Ann Arbor Skate Park

It will soon be grind time at the largely vacant corner of Veterans Memorial Park at Maple Road, which is being transformed into a state of the art skateboard park complete with quarter pipes, slappy curbs and volcanoes. A unanimous 10-0 vote by the City Council last month cappeed a 4-year citizen-led effort to build the skatepark, which is expected to open in September.

The nonprofit group of volunteers, Friends of Ann Arbor Skatepark, has raised $900,000 through private donations and matching grants to build and maintain the 30,000 square foot park, which will be the only one of its kind between Jackson and Farmington Hills, said the group’s treasurer Diana Kern.

“I have a nephew who is a skater and I had been driving him and his friends all over planet to skate,” she said.

Apparently the pre-fabricated ramps at the Buhr Park ice rink during the summer doesn’t satisfy the skater who needs to vert. 

California-based skatepark builder Wally Hollyday has drawn up preliminary designs that feature pipes, a snake run, kidney pool, clover pool, flow bowl and other
sick edges. 

“We tried to include features that cover as many skate styles as possible,” said Friends President Trevor Staples. “That’s why we stretched to get as much input from every age skater and style skater as we could to make sure people are comfortable at the skate park.”

Staples said the skatepark concept was floated seriously in 2007 when skateboarder Stephen Kunselman was serving his first term on the city council.

“I know him from back in the day.
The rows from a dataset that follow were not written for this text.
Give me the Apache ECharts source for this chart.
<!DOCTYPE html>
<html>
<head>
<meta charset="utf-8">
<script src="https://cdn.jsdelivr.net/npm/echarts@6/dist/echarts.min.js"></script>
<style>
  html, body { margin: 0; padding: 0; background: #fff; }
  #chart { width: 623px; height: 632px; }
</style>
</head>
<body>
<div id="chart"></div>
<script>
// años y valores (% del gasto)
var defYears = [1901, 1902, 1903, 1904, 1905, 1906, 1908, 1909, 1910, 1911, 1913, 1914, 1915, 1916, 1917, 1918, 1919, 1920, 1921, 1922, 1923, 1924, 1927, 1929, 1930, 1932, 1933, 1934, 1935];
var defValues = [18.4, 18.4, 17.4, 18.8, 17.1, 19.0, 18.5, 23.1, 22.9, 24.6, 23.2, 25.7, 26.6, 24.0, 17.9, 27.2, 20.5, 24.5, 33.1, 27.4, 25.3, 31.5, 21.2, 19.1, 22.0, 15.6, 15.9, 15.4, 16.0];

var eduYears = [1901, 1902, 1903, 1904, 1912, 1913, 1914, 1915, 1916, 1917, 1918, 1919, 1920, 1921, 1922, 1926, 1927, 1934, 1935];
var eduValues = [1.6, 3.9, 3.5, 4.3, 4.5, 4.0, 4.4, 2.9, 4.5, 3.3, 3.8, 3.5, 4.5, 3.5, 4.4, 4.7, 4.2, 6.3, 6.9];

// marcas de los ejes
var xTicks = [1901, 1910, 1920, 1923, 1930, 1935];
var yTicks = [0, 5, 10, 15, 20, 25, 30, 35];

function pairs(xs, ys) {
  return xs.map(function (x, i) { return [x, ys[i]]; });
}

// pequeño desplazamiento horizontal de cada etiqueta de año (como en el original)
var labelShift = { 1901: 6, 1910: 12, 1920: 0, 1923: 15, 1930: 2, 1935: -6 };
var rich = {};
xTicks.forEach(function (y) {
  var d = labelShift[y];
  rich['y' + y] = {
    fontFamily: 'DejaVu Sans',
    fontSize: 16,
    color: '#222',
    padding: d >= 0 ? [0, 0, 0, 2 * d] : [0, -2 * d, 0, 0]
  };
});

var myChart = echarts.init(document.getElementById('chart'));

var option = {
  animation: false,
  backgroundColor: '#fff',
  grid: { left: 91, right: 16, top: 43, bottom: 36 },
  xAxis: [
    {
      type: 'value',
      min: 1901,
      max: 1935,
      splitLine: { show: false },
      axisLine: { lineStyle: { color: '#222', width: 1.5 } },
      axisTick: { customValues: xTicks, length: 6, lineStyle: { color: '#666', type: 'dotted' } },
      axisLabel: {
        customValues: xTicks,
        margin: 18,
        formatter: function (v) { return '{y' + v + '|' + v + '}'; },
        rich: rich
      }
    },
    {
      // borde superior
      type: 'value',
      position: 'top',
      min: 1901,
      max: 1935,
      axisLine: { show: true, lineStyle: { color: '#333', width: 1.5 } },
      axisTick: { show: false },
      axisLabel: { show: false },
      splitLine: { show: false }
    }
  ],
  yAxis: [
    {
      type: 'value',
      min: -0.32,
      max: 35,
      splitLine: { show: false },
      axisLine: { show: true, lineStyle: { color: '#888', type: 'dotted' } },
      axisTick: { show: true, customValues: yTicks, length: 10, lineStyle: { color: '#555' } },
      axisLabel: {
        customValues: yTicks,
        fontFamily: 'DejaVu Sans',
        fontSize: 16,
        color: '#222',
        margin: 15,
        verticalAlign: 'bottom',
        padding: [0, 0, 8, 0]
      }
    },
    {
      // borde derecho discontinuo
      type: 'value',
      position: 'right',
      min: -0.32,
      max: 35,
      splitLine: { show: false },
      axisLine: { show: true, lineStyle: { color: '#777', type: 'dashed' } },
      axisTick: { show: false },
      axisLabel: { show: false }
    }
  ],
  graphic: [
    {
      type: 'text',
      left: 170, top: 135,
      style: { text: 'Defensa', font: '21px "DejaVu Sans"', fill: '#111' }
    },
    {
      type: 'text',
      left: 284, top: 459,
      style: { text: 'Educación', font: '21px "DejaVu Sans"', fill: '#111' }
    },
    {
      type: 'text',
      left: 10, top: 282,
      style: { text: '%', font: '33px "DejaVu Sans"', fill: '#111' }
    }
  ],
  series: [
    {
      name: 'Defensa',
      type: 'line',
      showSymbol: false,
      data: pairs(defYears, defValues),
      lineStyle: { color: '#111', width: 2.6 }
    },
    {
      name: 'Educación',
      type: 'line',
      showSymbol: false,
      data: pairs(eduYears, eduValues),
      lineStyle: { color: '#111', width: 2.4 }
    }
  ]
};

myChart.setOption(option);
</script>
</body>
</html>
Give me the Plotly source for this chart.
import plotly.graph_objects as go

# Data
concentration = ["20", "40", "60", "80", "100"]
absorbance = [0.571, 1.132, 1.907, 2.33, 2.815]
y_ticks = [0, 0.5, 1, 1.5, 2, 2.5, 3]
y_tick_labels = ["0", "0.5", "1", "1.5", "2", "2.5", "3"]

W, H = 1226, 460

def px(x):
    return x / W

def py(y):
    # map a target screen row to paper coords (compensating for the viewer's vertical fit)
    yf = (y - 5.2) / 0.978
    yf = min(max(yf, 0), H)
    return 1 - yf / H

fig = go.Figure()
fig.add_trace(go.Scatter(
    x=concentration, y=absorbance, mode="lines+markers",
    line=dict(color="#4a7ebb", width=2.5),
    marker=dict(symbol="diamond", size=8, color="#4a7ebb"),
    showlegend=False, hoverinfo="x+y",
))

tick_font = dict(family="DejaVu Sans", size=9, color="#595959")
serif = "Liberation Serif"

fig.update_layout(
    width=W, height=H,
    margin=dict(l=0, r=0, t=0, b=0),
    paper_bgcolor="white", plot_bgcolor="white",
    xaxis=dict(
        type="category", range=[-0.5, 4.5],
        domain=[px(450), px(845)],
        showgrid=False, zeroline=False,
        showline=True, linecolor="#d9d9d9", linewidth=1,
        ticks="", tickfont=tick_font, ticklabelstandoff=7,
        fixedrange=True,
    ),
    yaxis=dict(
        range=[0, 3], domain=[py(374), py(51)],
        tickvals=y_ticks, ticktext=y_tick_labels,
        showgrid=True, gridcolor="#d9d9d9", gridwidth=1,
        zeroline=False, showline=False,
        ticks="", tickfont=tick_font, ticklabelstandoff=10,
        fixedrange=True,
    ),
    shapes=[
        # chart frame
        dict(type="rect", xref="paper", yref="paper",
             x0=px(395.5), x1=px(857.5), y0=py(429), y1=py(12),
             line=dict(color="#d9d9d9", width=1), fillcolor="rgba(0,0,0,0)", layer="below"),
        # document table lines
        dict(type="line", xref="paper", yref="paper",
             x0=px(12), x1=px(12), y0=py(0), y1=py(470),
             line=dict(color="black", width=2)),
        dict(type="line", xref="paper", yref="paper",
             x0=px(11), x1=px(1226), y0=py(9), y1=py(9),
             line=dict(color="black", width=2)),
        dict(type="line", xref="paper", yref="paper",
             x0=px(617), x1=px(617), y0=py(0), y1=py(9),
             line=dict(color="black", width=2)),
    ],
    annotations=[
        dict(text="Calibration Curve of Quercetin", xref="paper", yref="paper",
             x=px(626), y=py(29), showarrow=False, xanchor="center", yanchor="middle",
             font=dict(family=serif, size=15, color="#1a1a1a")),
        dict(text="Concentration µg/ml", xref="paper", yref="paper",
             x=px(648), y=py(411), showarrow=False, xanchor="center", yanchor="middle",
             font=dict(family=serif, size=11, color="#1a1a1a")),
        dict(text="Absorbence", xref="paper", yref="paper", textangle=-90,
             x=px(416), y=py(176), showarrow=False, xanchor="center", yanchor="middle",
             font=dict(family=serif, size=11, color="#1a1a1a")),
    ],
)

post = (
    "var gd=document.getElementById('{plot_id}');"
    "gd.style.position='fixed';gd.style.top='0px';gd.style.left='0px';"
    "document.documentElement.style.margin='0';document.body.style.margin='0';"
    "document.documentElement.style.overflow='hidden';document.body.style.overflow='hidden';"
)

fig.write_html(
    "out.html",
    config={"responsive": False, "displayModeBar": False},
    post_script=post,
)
He hung out with the group that we learned from,” Staples said. “I was like, wow there’s a skater on city council. But that was when the markets crashed and the economy went in the tank. “Raising money for recreational activities is hard to do when people are losing their homes and having trouble eating.”

Kunselman returned to the Council in 2009. Since then, Friends of the Ann Arbor Skatepark has become more professional, mixing skaters with experienced fundraisers and grant writers. Over $100,000 has come from bake sales, car washes, skate races, merchandise swag sales and a huge skate jam with professional skateboarders Andy MacDonald and Shuan White.“That’s the way the skate community is; like a big family,” said Staples who still skates at 45. The group landed a $300,000 grant from the state’s Natural Resources Trust Fund and $400,000 from the Washtenaw County Parks and Recreation Commission. 

Under the arrangement with the city, the group will be responsible for creating an endowment fund for about $10,000 in annual maintenance costs and repairs. They need to raise another $180,000 to fully endow the fund and to implement Hollyday’s complete design. The group is selling bricks for individuals and businesses as well as merchandise swag such as koozies, hoodies and t-shirts to raise the rest of the money, said Kern.

“Our goal is by the time it opens, we will have raised the balance,” said Kern. “That’s our major push right now.”

Skateboarding is not a crime

Offering skaters a place to get their ollie on also means saving police manpower from enforcing the city’s anti-skateboarding ordinance. Between 2000 and 2004 on University of Michigan campus alone, skaters were issued 868 citations, averaging 217 a year, according to the Friends group. Fines are about $50, which is twice the $25 civil fine for smoking pot in public, said the group.

“My nephew has so many friends whose boards have been confiscated,” said Kern. A skatepark probably won’t put an end to street skating, but it will offer unique obstacles not found in street settings. “When people get to start skating on a regular basis, the transitions and bowls and banks and snake-runs and everything else is going to open a new frontier and a lot of opportunities for some people who are strictly street skaters now,” said Staples.